Joint par nos soins, Dr Tayeb Hamdi, médecin, chercheur en politiques et systèmes de santé, nous explique que "cette courbe décrit en effet la vie d’un vaccin et son évolution par rapport à la maladie et sa propagation. Elle peut apporter en partie une explication au déploiement des vaccins contre le Covid-19 actuellement".

"Cette courbe démontre que les gens recourent à la vaccination au début pour se protéger contre la maladie, et finissent par se relâcher et négliger la vaccination une fois que la maladie entre en déclin. Une flambée des cas est ainsi de nouveau enregistrée, incitant les gens à se faire vacciner."

"Cela se passe de la même manière que les vagues de l’épidémie elle-même : lorsque le premier cas est détecté, puis que les cas se multiplient, les gens respectent les mesures barrières et se confinent. Une fois que le nombre de cas commence à baisser, les gens ressortent de chez eux et reprennent leurs habitudes, ce qui induit une reprise de l’épidémie."

"Il s’agit donc du parcours de vie d’un vaccin, qui s’étale sur des dizaines d’années. Sauf que la vaccination contre le Covid-19 présente certaines particularités" relatives à la rapidité et au nombre de personnes. "Nous devons vacciner le plus rapidement possible le plus grand nombre de personnes. Si on attend de vacciner les gens sur plusieurs années, le risque d’apparition de nouveaux variants reste présent."

"De plus, nous sommes dans une ère de réseaux sociaux. Nous avons vacciné les personnes consentantes, qui s’élèvent à plus de 24 millions pour la première dose et plus de 22 millions pour la seconde, mais nous arrivons à une catégorie plus dure à convaincre des bienfaits de la vaccination. Il s’agit certes d’une minorité des antivax et des complotistes, mais essentiellement des gens qui sont hésitants de nature, et qui ont peur, ce qui est compréhensible, même si leurs craintes sont infondées. L’hésitation et la peur de cette dernière catégorie sont alimentées et entretenues par les antivax et les complotistes."

"Pour les atteindre, il fallait annoncer l’administration de la troisième dose bien en avance, pour leur donner le temps d’assimiler l’information. Malgré une annonce tardive, nous sommes déjà à plus de 1,5 million de personnes vaccinées par la 3e dose. Il fallait également les préparer à l’adoption du pass vaccinal."
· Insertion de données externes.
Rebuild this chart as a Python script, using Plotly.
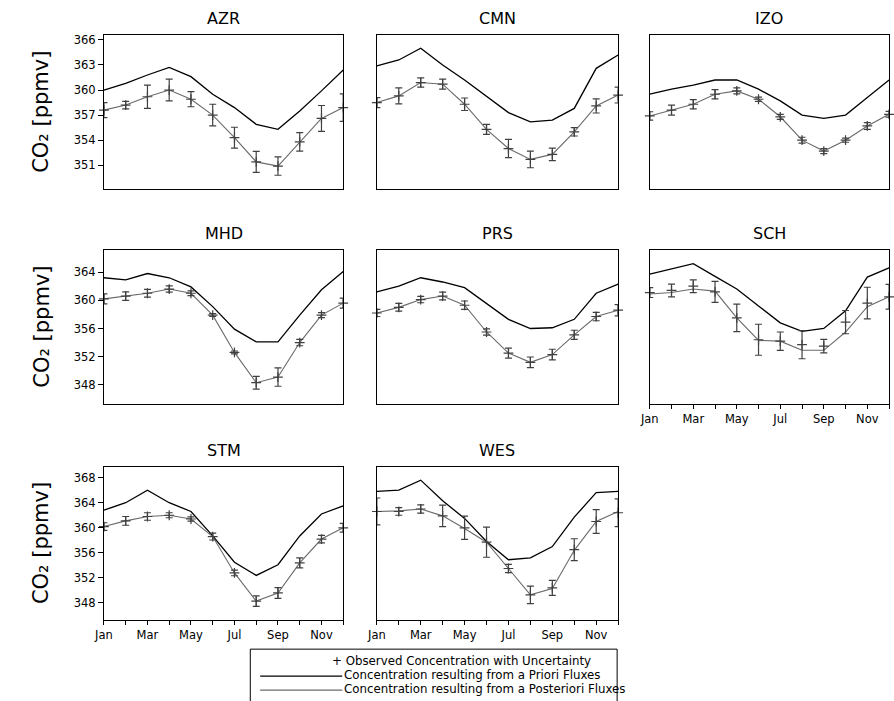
import plotly.graph_objects as go

# ---------------- data ----------------
months = ["Jan", "Feb", "Mar", "Apr", "May", "Jun", "Jul", "Aug", "Sep", "Oct", "Nov", "Dec"]
month_idx = list(range(12))
label_months = [0, 2, 4, 6, 8, 10]
tick_labels = ["Jan", "Mar", "May", "Jul", "Sep", "Nov"]
minor_months = [1, 3, 5, 7, 9, 11]

stations = ["AZR", "CMN", "IZO", "MHD", "PRS", "SCH", "STM", "WES"]

AZR_prior = [360.0, 360.8, 361.8, 362.7, 361.6, 359.5, 357.9, 355.9, 355.3, 357.5, 359.9, 362.4]
AZR_post = [357.6, 358.2, 359.2, 360.0, 358.9, 357.0, 354.3, 351.4, 350.9, 353.8, 356.6, 357.9]
AZR_obs = [357.6, 358.2, 359.2, 360.0, 358.9, 357.0, 354.3, 351.4, 350.9, 353.8, 356.6, 357.9]
AZR_err = [0.9, 0.45, 1.4, 1.3, 0.9, 1.3, 1.25, 1.25, 1.1, 1.1, 1.55, 1.65]

CMN_prior = [362.9, 363.6, 365.0, 363.0, 361.2, 359.3, 357.3, 356.2, 356.4, 357.8, 362.6, 364.2]
CMN_post = [358.5, 359.3, 360.9, 360.7, 358.3, 355.3, 353.0, 351.7, 352.3, 355.0, 358.1, 359.4]
CMN_obs = [358.5, 359.3, 360.9, 360.7, 358.3, 355.3, 353.0, 351.7, 352.3, 355.0, 358.1, 359.4]
CMN_err = [0.6, 0.95, 0.55, 0.6, 0.75, 0.6, 1.1, 1.0, 0.75, 0.5, 0.85, 0.95]

IZO_prior = [359.5, 360.1, 360.6, 361.2, 361.2, 360.1, 358.7, 357.0, 356.6, 357.0, 359.1, 361.2]
IZO_post = [356.9, 357.6, 358.3, 359.5, 359.9, 358.9, 356.8, 354.0, 352.7, 354.0, 355.7, 357.1]
IZO_obs = [356.9, 357.6, 358.3, 359.5, 359.9, 358.9, 356.8, 354.0, 352.7, 354.0, 355.7, 357.1]
IZO_err = [0.5, 0.6, 0.55, 0.55, 0.35, 0.25, 0.3, 0.35, 0.3, 0.25, 0.4, 0.35]

MHD_prior = [363.2, 362.9, 363.8, 363.2, 361.9, 359.1, 355.9, 354.1, 354.1, 357.9, 361.5, 364.1]
MHD_post = [360.2, 360.6, 361.0, 361.6, 361.0, 357.9, 352.6, 348.3, 349.1, 354.0, 357.9, 359.6]
MHD_obs = [360.2, 360.6, 361.0, 361.6, 361.0, 357.9, 352.6, 348.3, 349.1, 354.0, 357.9, 359.6]
MHD_err = [0.7, 0.6, 0.55, 0.45, 0.35, 0.2, 0.2, 0.9, 1.3, 0.45, 0.35, 0.7]

PRS_prior = [361.2, 362.0, 363.2, 362.6, 361.8, 359.6, 357.3, 356.0, 356.1, 357.3, 361.0, 362.3]
PRS_post = [358.2, 359.0, 360.1, 360.6, 359.3, 355.5, 352.5, 351.2, 352.3, 355.1, 357.7, 358.6]
PRS_obs = [358.2, 359.0, 360.1, 360.6, 359.3, 355.5, 352.5, 351.2, 352.3, 355.1, 357.7, 358.6]
PRS_err = [0.5, 0.55, 0.45, 0.55, 0.6, 0.45, 0.7, 0.75, 0.75, 0.65, 0.6, 0.8]

SCH_prior = [363.7, 364.4, 365.2, 363.4, 361.6, 359.2, 356.8, 355.6, 356.0, 358.5, 363.3, 364.6]
SCH_post = [360.9, 361.1, 361.6, 361.3, 357.5, 354.3, 354.2, 352.9, 352.9, 355.5, 359.1, 360.5]
SCH_obs = [361.1, 361.4, 362.0, 361.2, 357.5, 354.4, 354.2, 353.7, 353.5, 356.9, 359.6, 360.5]
SCH_err = [0.7, 0.9, 0.9, 1.5, 1.95, 2.2, 1.3, 2.0, 0.95, 1.65, 2.25, 1.75]

STM_prior = [362.8, 364.0, 366.0, 364.0, 362.6, 358.7, 354.5, 352.4, 354.1, 358.7, 362.2, 363.5]
STM_post = [360.2, 361.1, 361.8, 362.0, 361.4, 358.6, 352.8, 348.3, 349.6, 354.4, 358.2, 360.0]
STM_obs = [360.2, 361.1, 361.8, 362.0, 361.4, 358.6, 352.8, 348.3, 349.6, 354.4, 358.2, 360.0]
STM_err = [0.6, 0.7, 0.6, 0.4, 0.35, 0.55, 0.45, 0.85, 0.85, 0.8, 0.6, 0.7]

WES_prior = [365.8, 366.0, 367.6, 364.3, 361.5, 357.8, 354.9, 355.2, 357.0, 361.7, 365.6, 365.8]
WES_post = [362.6, 362.7, 363.0, 361.9, 359.9, 357.7, 353.5, 349.3, 350.3, 356.4, 361.0, 362.6]
WES_obs = [362.6, 362.6, 363.0, 361.9, 360.0, 357.7, 353.5, 349.3, 350.4, 356.5, 361.0, 362.4]
WES_err = [2.15, 0.6, 0.65, 1.7, 1.85, 2.4, 0.65, 1.4, 1.2, 1.75, 1.9, 2.2]

row_ranges = [[348.1, 366.6], [345.3, 367.1], [345.25, 369.75]]
row_tick0 = [351, 348, 348]
row_dtick = [3, 4, 4]

legend_labels = [
    "+ Observed Concentration with Uncertainty",
    "Concentration resulting from a Priori Fluxes",
    "Concentration resulting from a Posteriori Fluxes",
]
y_title = "CO\u2082 [ppmv]"

# ---------------- layout geometry (pixels) ----------------
W, H = 894, 701
col_px = [(95, 337), (371, 615), (647, 889)]
row_px = [(33, 188), (249, 403), (466, 620)]

panels = [
    ("AZR", 0, 0, AZR_prior, AZR_post, AZR_obs, AZR_err),
    ("CMN", 0, 1, CMN_prior, CMN_post, CMN_obs, CMN_err),
    ("IZO", 0, 2, IZO_prior, IZO_post, IZO_obs, IZO_err),
    ("MHD", 1, 0, MHD_prior, MHD_post, MHD_obs, MHD_err),
    ("PRS", 1, 1, PRS_prior, PRS_post, PRS_obs, PRS_err),
    ("SCH", 1, 2, SCH_prior, SCH_post, SCH_obs, SCH_err),
    ("STM", 2, 0, STM_prior, STM_post, STM_obs, STM_err),
    ("WES", 2, 1, WES_prior, WES_post, WES_obs, WES_err),
]
bottom_panels = {"SCH", "STM", "WES"}

PRIOR_COLOR = "#000000"
POST_COLOR = "#6a6a6a"
OBS_COLOR = "#404040"
TICK_FONT = dict(family="DejaVu Sans", size=11.5, color="#000000")

fig = go.Figure()
layout = dict(
    width=W, height=H,
    margin=dict(l=0, r=0, t=0, b=0),
    paper_bgcolor="white", plot_bgcolor="white",
    showlegend=False,
)
annotations = []
shapes = []


def px_x(x):
    return x / W


def px_y(y):
    return 1 - y / H


for i, (name, r, c, prior, post, obs, err) in enumerate(panels):
    n = i + 1
    xa = "x" if n == 1 else f"x{n}"
    ya = "y" if n == 1 else f"y{n}"
    xkey = "xaxis" if n == 1 else f"xaxis{n}"
    ykey = "yaxis" if n == 1 else f"yaxis{n}"
    x0, x1 = col_px[c]
    y0, y1 = row_px[r]

    fig.add_trace(go.Scatter(
        x=month_idx, y=prior, xaxis=xa, yaxis=ya, mode="lines",
        line=dict(color=PRIOR_COLOR, width=1.3), hoverinfo="skip", cliponaxis=False,
    ))
    fig.add_trace(go.Scatter(
        x=month_idx, y=post, xaxis=xa, yaxis=ya, mode="lines",
        line=dict(color=POST_COLOR, width=1.1), hoverinfo="skip", cliponaxis=False,
    ))
    fig.add_trace(go.Scatter(
        x=month_idx, y=obs, xaxis=xa, yaxis=ya, mode="markers",
        marker=dict(symbol="cross-thin", size=7, line=dict(color=OBS_COLOR, width=1.2)),
        error_y=dict(type="data", array=err, visible=True, color=OBS_COLOR,
                     thickness=1.2, width=3.5),
        hoverinfo="skip", cliponaxis=False,
    ))

    is_bottom = name in bottom_panels
    xdict = dict(
        domain=[px_x(x0), px_x(x1)], range=[0, 11], anchor=ya,
        showgrid=False, zeroline=False,
        showline=True, mirror=True, linecolor="black", linewidth=1,
        fixedrange=True,
    )
    if is_bottom:
        xdict.update(
            tickmode="array", tickvals=label_months, ticktext=tick_labels,
            ticks="outside", ticklen=4, tickcolor="black", tickwidth=1,
            showticklabels=True, tickfont=TICK_FONT,
            minor=dict(tickmode="array", tickvals=minor_months, ticks="outside",
                       ticklen=4, tickcolor="black", tickwidth=1, showgrid=False),
        )
    else:
        xdict.update(tickmode="array", tickvals=[], ticks="", showticklabels=False)
    layout[xkey] = xdict

    ydict = dict(
        domain=[px_y(y1), px_y(y0)], range=row_ranges[r], anchor=xa,
        showgrid=False, zeroline=False,
        showline=True, mirror=True, linecolor="black", linewidth=1,
        fixedrange=True,
    )
    if c == 0:
        ydict.update(tickmode="linear", tick0=row_tick0[r], dtick=row_dtick[r],
                     ticks="outside", ticklen=5, tickcolor="black",
                     showticklabels=True, tickfont=TICK_FONT)
    else:
        ydict.update(tickmode="array", tickvals=[], ticks="", showticklabels=False)
    layout[ykey] = ydict

    # panel title
    annotations.append(dict(
        text=name, x=px_x((x0 + x1) / 2), y=px_y(y0 - 5), xref="paper", yref="paper",
        xanchor="center", yanchor="bottom", showarrow=False,
        font=dict(family="DejaVu Sans", size=16, color="black"),
    ))
    # y axis title on first column
    if c == 0:
        annotations.append(dict(
            text=y_title, x=px_x(32), y=px_y((y0 + y1) / 2), xref="paper", yref="paper",
            xanchor="center", yanchor="middle", textangle=-90, showarrow=False,
            font=dict(family="DejaVu Sans", size=21, color="black"),
        ))

# ---------------- legend box ----------------
shapes.append(dict(type="rect", xref="paper", yref="paper",
                   x0=px_x(243), x1=px_x(614), y0=px_y(720), y1=px_y(649),
                   line=dict(color="black", width=1), fillcolor="rgba(0,0,0,0)"))
shapes.append(dict(type="line", xref="paper", yref="paper",
                   x0=px_x(253), x1=px_x(336), y0=px_y(676), y1=px_y(676),
                   line=dict(color=PRIOR_COLOR, width=1.3)))
shapes.append(dict(type="line", xref="paper", yref="paper",
                   x0=px_x(253), x1=px_x(336), y0=px_y(690), y1=px_y(690),
                   line=dict(color=POST_COLOR, width=1.3)))
leg_pos = [(324, 661), (336, 675), (336, 689)]
for label, (lx, ly) in zip(legend_labels, leg_pos):
    annotations.append(dict(
        text=label, x=px_x(lx), y=px_y(ly), xref="paper", yref="paper",
        xanchor="left", yanchor="middle", showarrow=False,
        font=dict(family="DejaVu Sans", size=11.8, color="black"),
    ))

layout["annotations"] = annotations
layout["shapes"] = shapes
fig.update_layout(**layout)
fig.write_html(
    "out.html",
    config={"displayModeBar": False},
    post_script="document.body.style.margin='0px';document.body.style.overflow='hidden';",
)
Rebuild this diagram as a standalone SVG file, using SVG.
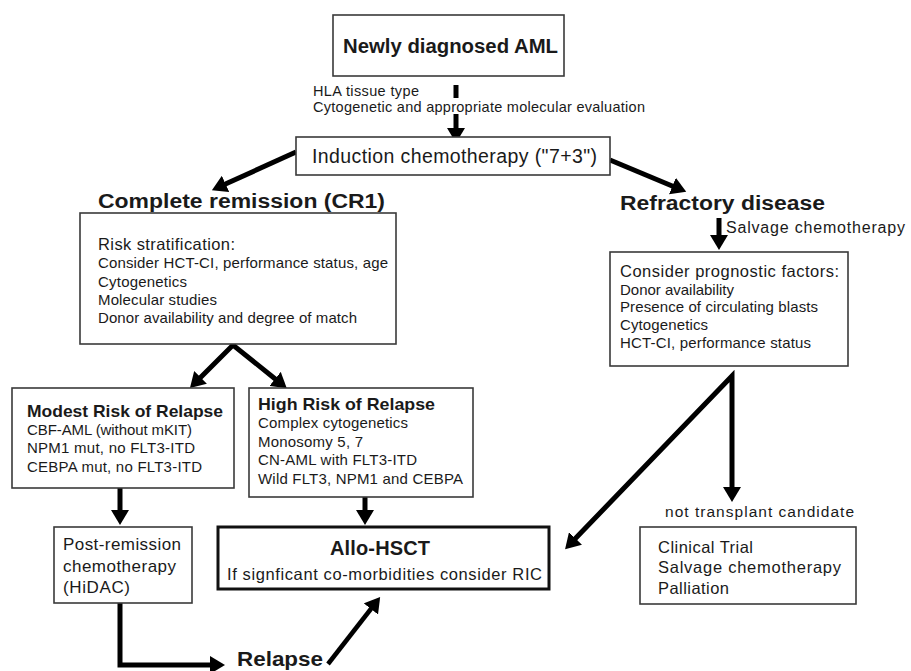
<svg xmlns="http://www.w3.org/2000/svg" width="911" height="671" viewBox="0 0 911 671">
<defs>
<style>
text{font-family:"Liberation Sans",Arial,sans-serif;fill:#1a1a1a;}
.b{font-weight:bold;}
.box{fill:#fff;stroke:#3a3a3a;stroke-width:1.6;}
.thick{fill:#fff;stroke:#111;stroke-width:3;}
.arr{fill:none;stroke:#000;stroke-width:5;stroke-linejoin:miter;}
.arr4{fill:none;stroke:#000;stroke-width:4.5;stroke-linejoin:miter;}
</style>
<marker id="ah" markerUnits="userSpaceOnUse" markerWidth="16" markerHeight="18" viewBox="0 0 16 18" refX="5" refY="9" orient="auto-start-reverse">
<path d="M0,0 L15,9 L0,18 z" fill="#000"/>
</marker>
</defs>
<rect width="911" height="671" fill="#fff"/>

<g id="connectors">
<path class="arr" d="M456,85 L456,98"/>
<path class="arr" d="M456,114 L456,133" marker-end="url(#ah)"/>
<path class="arr" d="M296,152 L221,186" marker-end="url(#ah)"/>
<path class="arr" d="M610,160 L677,188" marker-end="url(#ah)"/>
<path class="arr" d="M719,218 L719,240" marker-end="url(#ah)"/>
<path class="arr" d="M197,381 L233,345 L279,382" marker-start="url(#ah)" marker-end="url(#ah)"/>
<path class="arr" d="M120,488 L120,515" marker-end="url(#ah)"/>
<path class="arr" d="M365,497 L365,515" marker-end="url(#ah)"/>
<path class="arr" d="M572,542 L732,376 L732,492" marker-start="url(#ah)" marker-end="url(#ah)"/>
<path class="arr" d="M120,603 L120,665 L215,665" marker-end="url(#ah)"/>
<path class="arr4" d="M328,664 L374,605" marker-end="url(#ah)"/>
</g>

<g id="newly">
<rect class="box" x="333" y="15" width="231" height="61"/>
<text class="b" x="343" y="53" font-size="19.5" textLength="215" lengthAdjust="spacingAndGlyphs">Newly diagnosed AML</text>
</g>

<g id="eval-label">
<text x="313" y="96" font-size="14.5" textLength="106">HLA tissue type</text>
<text x="313" y="112" font-size="14.5" textLength="332">Cytogenetic and appropriate molecular evaluation</text>
</g>

<g id="induction">
<rect class="box" x="296" y="137" width="314" height="38"/>
<text x="312" y="163" font-size="19.5" textLength="285">Induction chemotherapy ("7+3")</text>
</g>

<g id="cr1">
<text class="b" x="98" y="208" font-size="19.5" textLength="287" lengthAdjust="spacingAndGlyphs">Complete remission (CR1)</text>
<rect class="box" x="80" y="213" width="316" height="131"/>
<text x="98" y="250" font-size="16.5" textLength="137">Risk stratification:</text>
<text x="98" y="268" font-size="15" textLength="290">Consider HCT-CI, performance status, age</text>
<text x="98" y="287" font-size="15" textLength="89">Cytogenetics</text>
<text x="98" y="305" font-size="15" textLength="119">Molecular studies</text>
<text x="98" y="323" font-size="15" textLength="259">Donor availability and degree of match</text>
</g>

<g id="refractory">
<text class="b" x="620" y="210" font-size="19.5" textLength="205" lengthAdjust="spacingAndGlyphs">Refractory disease</text>
<text x="726" y="233" font-size="16" textLength="179">Salvage chemotherapy</text>
</g>

<g id="prognostic">
<rect class="box" x="610" y="252" width="238" height="114"/>
<text x="620" y="277" font-size="16.5" textLength="219">Consider prognostic factors:</text>
<text x="620" y="295" font-size="15" textLength="114">Donor availability</text>
<text x="620" y="312" font-size="15" textLength="198">Presence of circulating blasts</text>
<text x="620" y="330" font-size="15" textLength="88">Cytogenetics</text>
<text x="620" y="348" font-size="15" textLength="191">HCT-CI, performance status</text>
</g>

<g id="modest">
<rect class="box" x="12" y="388" width="222" height="100"/>
<text class="b" x="27" y="417" font-size="17" textLength="196" lengthAdjust="spacingAndGlyphs">Modest Risk of Relapse</text>
<text x="27" y="435" font-size="15" textLength="165">CBF-AML (without mKIT)</text>
<text x="27" y="453" font-size="15" textLength="168">NPM1 mut, no FLT3-ITD</text>
<text x="27" y="472" font-size="15" textLength="175">CEBPA mut, no FLT3-ITD</text>
</g>

<g id="high">
<rect class="box" x="249" y="388" width="224" height="109"/>
<text class="b" x="258" y="410" font-size="17" textLength="177" lengthAdjust="spacingAndGlyphs">High Risk of Relapse</text>
<text x="258" y="428" font-size="15" textLength="150">Complex cytogenetics</text>
<text x="258" y="447" font-size="15" textLength="105">Monosomy 5, 7</text>
<text x="258" y="465" font-size="15" textLength="159">CN-AML with FLT3-ITD</text>
<text x="258" y="484" font-size="15" textLength="205">Wild FLT3, NPM1 and CEBPA</text>
</g>

<g id="postremission">
<rect class="box" x="54" y="527" width="138" height="76"/>
<text x="63" y="550" font-size="17" textLength="118">Post-remission</text>
<text x="63" y="572" font-size="17" textLength="113">chemotherapy</text>
<text x="63" y="593" font-size="17" textLength="67">(HiDAC)</text>
</g>

<g id="allo">
<rect class="thick" x="218" y="527" width="331" height="62"/>
<text class="b" x="330" y="555" font-size="20" textLength="100">Allo-HSCT</text>
<text x="227" y="580" font-size="16.5" textLength="315">If signficant co-morbidities consider RIC</text>
</g>

<g id="relapse">
<text class="b" x="237" y="666" font-size="21" textLength="86" lengthAdjust="spacingAndGlyphs">Relapse</text>
</g>

<g id="not-candidate">
<text x="665" y="517" font-size="15.5" textLength="189">not transplant candidate</text>
<rect class="box" x="640" y="527" width="216" height="77"/>
<text x="658" y="553" font-size="16.5" textLength="95">Clinical Trial</text>
<text x="658" y="573" font-size="16.5" textLength="183">Salvage chemotherapy</text>
<text x="658" y="594" font-size="16.5" textLength="71">Palliation</text>
</g>
</svg>
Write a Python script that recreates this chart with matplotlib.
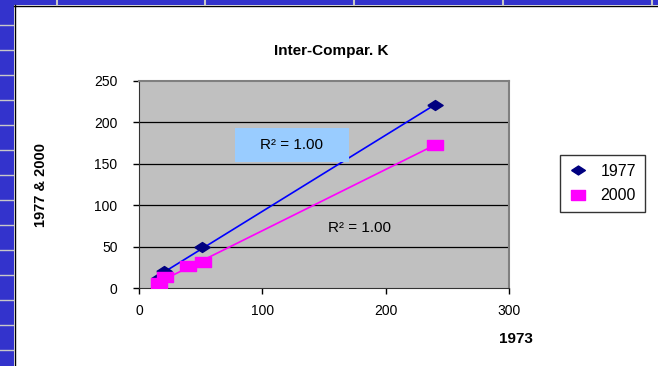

"A présent, il faut être pédagogique, et non leur faire peur. Il faut leur expliquer que le gouvernement ne peut pas les attendre pour reprendre une vie normale, conditionnée par un pass vaccinal dans un premier temps, pour assurer une certaine protection et éviter que le système de santé ne soit débordé."

Dr Tayeb alerte par ailleurs sur la dangerosité d'une nouvelle vague sur cette catégorie. "Lors de la prochaine vague, ce sont les non vaccinés et les personnes âgées, atteintes de maladies chroniques, et n’ayant pas effectué la dose de rappel six mois après leur deuxième dose, qui seront atteints. Ce sera alors une vague des non vaccinés en premier lieu et des personnes incomplètement vaccinées, ayant raté la troisième dose, pour certains groupes à risque".